● Source data:
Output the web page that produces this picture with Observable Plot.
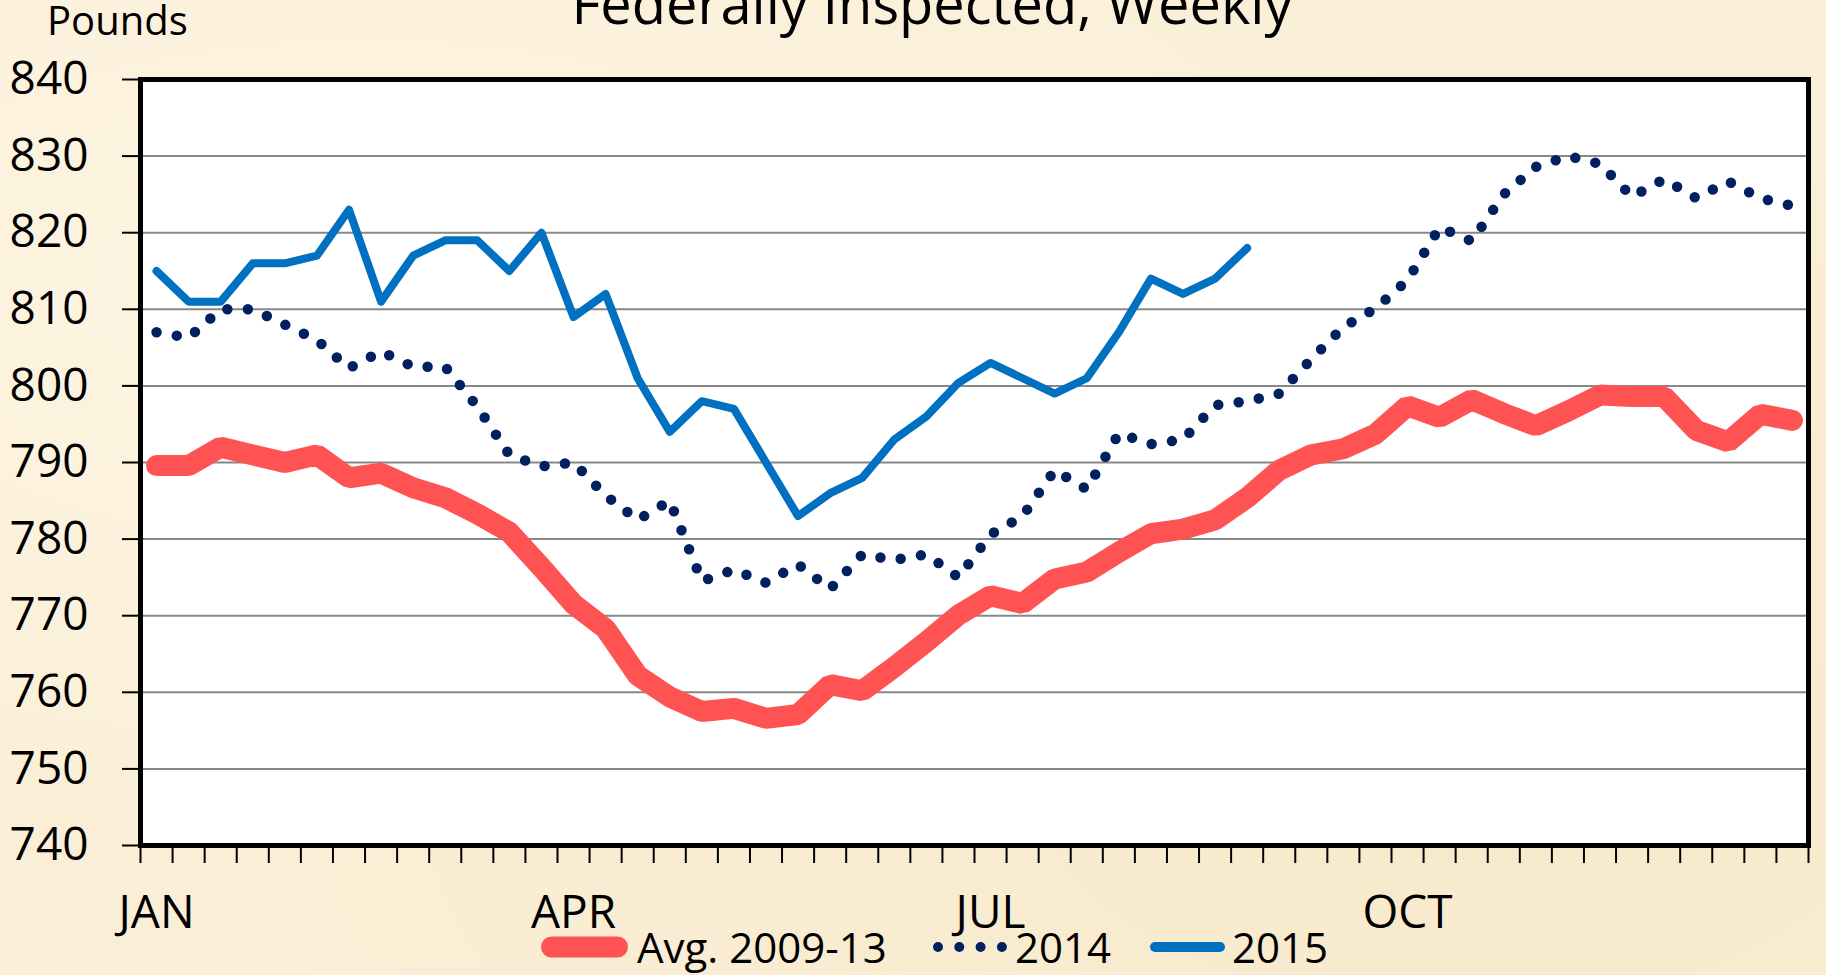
<!DOCTYPE html>
<html>
<head>
<meta charset="utf-8">
<script src="https://cdn.jsdelivr.net/npm/d3@7"></script>
<script src="https://cdn.jsdelivr.net/npm/@observablehq/plot@0.6"></script>
<style>
  html, body { margin: 0; padding: 0; overflow: hidden; background: #FBF0DA; }
  #wrap {
    position: relative; width: 1826px; height: 975px; overflow: hidden;
    font-family: "Open Sans", sans-serif; color: #000;
    background:
      radial-gradient(ellipse at 20% 30%, rgba(255,248,232,0.7), rgba(255,248,232,0) 60%),
      radial-gradient(ellipse at 80% 80%, rgba(246,230,196,0.6), rgba(246,230,196,0) 60%),
      #FAEED6;
  }
  #title { position: absolute; left: 0; width: 1864px; top: -26px; text-align: center;
           font-size: 56px; line-height: 56px; white-space: nowrap; }
  #units { position: absolute; left: 47px; top: 0px; font-size: 40px; line-height: 40px; }
  #chart { position: absolute; left: 0; top: 0; }
  #legend { position: absolute; left: 541px; top: 927px; height: 40px; display: flex; align-items: center;
            font-size: 42px; line-height: 40px; white-space: nowrap; }
  #legend svg { display: block; }
  #legend .lbl { display: inline-block; }
</style>
</head>
<body>
<div id="wrap">
  <div id="chart"></div>
  <div id="title">Federally Inspected, Weekly</div>
  <div id="units">Pounds</div>
  <div id="legend"></div>
</div>
<script>
// ---- data (pounds, weekly) ----
const avg0913 = [789.6, 789.6, 792, 791, 790, 791, 788, 788.6, 786.7, 785.4, 783.3, 780.9, 776.3, 771.5, 768.3, 762.2,
  759.4, 757.5, 757.9, 756.6, 757.1, 761, 760.2, 763.3, 766.6, 770.1, 772.6, 771.6, 774.8, 775.7, 778.3, 780.7,
  781.3, 782.5, 785.4, 789, 791, 791.8, 793.7, 797.4, 795.9, 798.2, 796.4, 794.8, 796.7, 798.8, 798.6, 798.6,
  794.2, 792.7, 796.3, 795.5];
const y2014 = [807, 806.3, 810, 810, 808, 806, 802.3, 804.5, 802.5, 802.5, 797.3, 791, 789.5, 790, 785.7, 782.5,
  785, 774.5, 776, 774.3, 776.7, 773.5, 778, 777.3, 778, 775, 780.6, 783, 789, 786.5, 793.8, 792.4,
  793, 797.5, 798, 799, 803.5, 807.7, 810.1, 813.8, 820.7, 818.9, 825, 828.6, 830, 829, 824.7, 827,
  824.5, 826.7, 824.5, 823.5];
const y2015 = [815, 811, 811, 816, 816, 817, 823, 811, 817, 819, 819, 815, 820, 809, 812, 801,
  794, 798, 797, 790, 783, 786, 788, 793, 796, 800.4, 803, 801, 799, 801, 807, 814,
  812, 814, 818];
const monthLabels = ["JAN", "APR", "JUL", "OCT"];
const monthWeeks = [0, 13, 26, 39];
const yTicks = [740, 750, 760, 770, 780, 790, 800, 810, 820, 830, 840];
const weekCount = 52;
const seriesNames = ["Avg. 2009-13", "2014", "2015"];

// ---- build ----
const rows = arr => arr.map((v, i) => ({week: i + 0.5, value: v}));
const gridTicks = yTicks.slice(1, -1);

const chart = Plot.plot({
  width: 1826,
  height: 935,
  marginLeft: 140,
  marginRight: 18,
  marginTop: 79,
  marginBottom: 90,
  style: {fontFamily: "'Open Sans', sans-serif", background: "transparent", overflow: "visible", color: "#000"},
  x: {domain: [0, weekCount]},
  y: {domain: [yTicks[0], yTicks[yTicks.length - 1]]},
  marks: [
    Plot.frame({fill: "white", stroke: "none"}),
    Plot.gridY(gridTicks, {stroke: "#878787", strokeOpacity: 1, strokeWidth: 2}),
    Plot.line(rows(avg0913), {x: "week", y: "value", stroke: "#FF5252", strokeWidth: 21,
      strokeLinecap: "round", strokeLinejoin: "miter"}),
    Plot.line(rows(y2014), {x: "week", y: "value", stroke: "#002060", strokeWidth: 10.5,
      strokeDasharray: "0 20.5", strokeLinecap: "round"}),
    Plot.line(rows(y2015), {x: "week", y: "value", stroke: "#0070C0", strokeWidth: 8,
      strokeLinecap: "round", strokeLinejoin: "round"}),
    Plot.axisY(yTicks, {tickSize: 18, tickPadding: 34, fontSize: 46, strokeWidth: 2, label: null}),
    Plot.axisX(d3.range(weekCount + 1), {tickSize: 18, tickFormat: () => "", strokeWidth: 2, label: null}),
    Plot.axisX(monthWeeks.map(w => w + 0.5), {tickSize: 0, tickPadding: 50, fontSize: 46, label: null,
      tickFormat: d => monthLabels[monthWeeks.indexOf(d - 0.5)]}),
    Plot.frame({stroke: "#000", strokeWidth: 5})
  ]
});
document.getElementById("chart").appendChild(chart);

// ---- legend ----
const legend = d3.select("#legend");
function addItem(name, swatch, swW, gapAfterSwatch, labelW, gapAfter) {
  const s = legend.append("svg").attr("width", swW).attr("height", 26);
  swatch(s, swW);
  legend.append("span").attr("class", "lbl")
    .style("margin-left", gapAfterSwatch + "px")
    .style("width", labelW + "px")
    .style("margin-right", gapAfter + "px")
    .text(name);
}
addItem(seriesNames[0], (s, w) => s.append("line").attr("x1", 10.5).attr("x2", w - 10.5).attr("y1", 13).attr("y2", 13)
  .attr("stroke", "#FF5252").attr("stroke-width", 21).attr("stroke-linecap", "round"), 87, 9, 253, 43);
addItem(seriesNames[1], (s, w) => s.append("line").attr("x1", 5).attr("x2", w - 5).attr("y1", 13).attr("y2", 13)
  .attr("stroke", "#002060").attr("stroke-width", 10).attr("stroke-dasharray", "0 21.3").attr("stroke-linecap", "round"), 74, 8, 90, 45);
addItem(seriesNames[2], (s, w) => s.append("line").attr("x1", 5).attr("x2", w - 5).attr("y1", 13).attr("y2", 13)
  .attr("stroke", "#0070C0").attr("stroke-width", 10).attr("stroke-linecap", "round"), 75, 7, 90, 0);
</script>
</body>
</html>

● Given request: Reproduce the material word for word, minus the images.

● Solved problem:
Output the web page that produces this picture with Observable Plot.
<!DOCTYPE html>
<html>
<head>
<meta charset="utf-8">
<script src="https://cdn.jsdelivr.net/npm/d3@7"></script>
<script src="https://cdn.jsdelivr.net/npm/@observablehq/plot@0.6"></script>
<style>
  html, body { margin: 0; padding: 0; overflow: hidden; background: #FBF0DA; }
  #wrap {
    position: relative; width: 1826px; height: 975px; overflow: hidden;
    font-family: "Open Sans", sans-serif; color: #000;
    background:
      radial-gradient(ellipse at 20% 30%, rgba(255,248,232,0.7), rgba(255,248,232,0) 60%),
      radial-gradient(ellipse at 80% 80%, rgba(246,230,196,0.6), rgba(246,230,196,0) 60%),
      #FAEED6;
  }
  #title { position: absolute; left: 0; width: 1864px; top: -26px; text-align: center;
           font-size: 56px; line-height: 56px; white-space: nowrap; }
  #units { position: absolute; left: 47px; top: 0px; font-size: 40px; line-height: 40px; }
  #chart { position: absolute; left: 0; top: 0; }
  #legend { position: absolute; left: 541px; top: 927px; height: 40px; display: flex; align-items: center;
            font-size: 42px; line-height: 40px; white-space: nowrap; }
  #legend svg { display: block; }
  #legend .lbl { display: inline-block; }
</style>
</head>
<body>
<div id="wrap">
  <div id="chart"></div>
  <div id="title">Federally Inspected, Weekly</div>
  <div id="units">Pounds</div>
  <div id="legend"></div>
</div>
<script>
// ---- data (pounds, weekly) ----
const avg0913 = [789.6, 789.6, 792, 791, 790, 791, 788, 788.6, 786.7, 785.4, 783.3, 780.9, 776.3, 771.5, 768.3, 762.2,
  759.4, 757.5, 757.9, 756.6, 757.1, 761, 760.2, 763.3, 766.6, 770.1, 772.6, 771.6, 774.8, 775.7, 778.3, 780.7,
  781.3, 782.5, 785.4, 789, 791, 791.8, 793.7, 797.4, 795.9, 798.2, 796.4, 794.8, 796.7, 798.8, 798.6, 798.6,
  794.2, 792.7, 796.3, 795.5];
const y2014 = [807, 806.3, 810, 810, 808, 806, 802.3, 804.5, 802.5, 802.5, 797.3, 791, 789.5, 790, 785.7, 782.5,
  785, 774.5, 776, 774.3, 776.7, 773.5, 778, 777.3, 778, 775, 780.6, 783, 789, 786.5, 793.8, 792.4,
  793, 797.5, 798, 799, 803.5, 807.7, 810.1, 813.8, 820.7, 818.9, 825, 828.6, 830, 829, 824.7, 827,
  824.5, 826.7, 824.5, 823.5];
const y2015 = [815, 811, 811, 816, 816, 817, 823, 811, 817, 819, 819, 815, 820, 809, 812, 801,
  794, 798, 797, 790, 783, 786, 788, 793, 796, 800.4, 803, 801, 799, 801, 807, 814,
  812, 814, 818];
const monthLabels = ["JAN", "APR", "JUL", "OCT"];
const monthWeeks = [0, 13, 26, 39];
const yTicks = [740, 750, 760, 770, 780, 790, 800, 810, 820, 830, 840];
const weekCount = 52;
const seriesNames = ["Avg. 2009-13", "2014", "2015"];

// ---- build ----
const rows = arr => arr.map((v, i) => ({week: i + 0.5, value: v}));
const gridTicks = yTicks.slice(1, -1);

const chart = Plot.plot({
  width: 1826,
  height: 935,
  marginLeft: 140,
  marginRight: 18,
  marginTop: 79,
  marginBottom: 90,
  style: {fontFamily: "'Open Sans', sans-serif", background: "transparent", overflow: "visible", color: "#000"},
  x: {domain: [0, weekCount]},
  y: {domain: [yTicks[0], yTicks[yTicks.length - 1]]},
  marks: [
    Plot.frame({fill: "white", stroke: "none"}),
    Plot.gridY(gridTicks, {stroke: "#878787", strokeOpacity: 1, strokeWidth: 2}),
    Plot.line(rows(avg0913), {x: "week", y: "value", stroke: "#FF5252", strokeWidth: 21,
      strokeLinecap: "round", strokeLinejoin: "miter"}),
    Plot.line(rows(y2014), {x: "week", y: "value", stroke: "#002060", strokeWidth: 10.5,
      strokeDasharray: "0 20.5", strokeLinecap: "round"}),
    Plot.line(rows(y2015), {x: "week", y: "value", stroke: "#0070C0", strokeWidth: 8,
      strokeLinecap: "round", strokeLinejoin: "round"}),
    Plot.axisY(yTicks, {tickSize: 18, tickPadding: 34, fontSize: 46, strokeWidth: 2, label: null}),
    Plot.axisX(d3.range(weekCount + 1), {tickSize: 18, tickFormat: () => "", strokeWidth: 2, label: null}),
    Plot.axisX(monthWeeks.map(w => w + 0.5), {tickSize: 0, tickPadding: 50, fontSize: 46, label: null,
      tickFormat: d => monthLabels[monthWeeks.indexOf(d - 0.5)]}),
    Plot.frame({stroke: "#000", strokeWidth: 5})
  ]
});
document.getElementById("chart").appendChild(chart);

// ---- legend ----
const legend = d3.select("#legend");
function addItem(name, swatch, swW, gapAfterSwatch, labelW, gapAfter) {
  const s = legend.append("svg").attr("width", swW).attr("height", 26);
  swatch(s, swW);
  legend.append("span").attr("class", "lbl")
    .style("margin-left", gapAfterSwatch + "px")
    .style("width", labelW + "px")
    .style("margin-right", gapAfter + "px")
    .text(name);
}
addItem(seriesNames[0], (s, w) => s.append("line").attr("x1", 10.5).attr("x2", w - 10.5).attr("y1", 13).attr("y2", 13)
  .attr("stroke", "#FF5252").attr("stroke-width", 21).attr("stroke-linecap", "round"), 87, 9, 253, 43);
addItem(seriesNames[1], (s, w) => s.append("line").attr("x1", 5).attr("x2", w - 5).attr("y1", 13).attr("y2", 13)
  .attr("stroke", "#002060").attr("stroke-width", 10).attr("stroke-dasharray", "0 21.3").attr("stroke-linecap", "round"), 74, 8, 90, 45);
addItem(seriesNames[2], (s, w) => s.append("line").attr("x1", 5).attr("x2", w - 5).attr("y1", 13).attr("y2", 13)
  .attr("stroke", "#0070C0").attr("stroke-width", 10).attr("stroke-linecap", "round"), 75, 7, 90, 0);
</script>
</body>
</html>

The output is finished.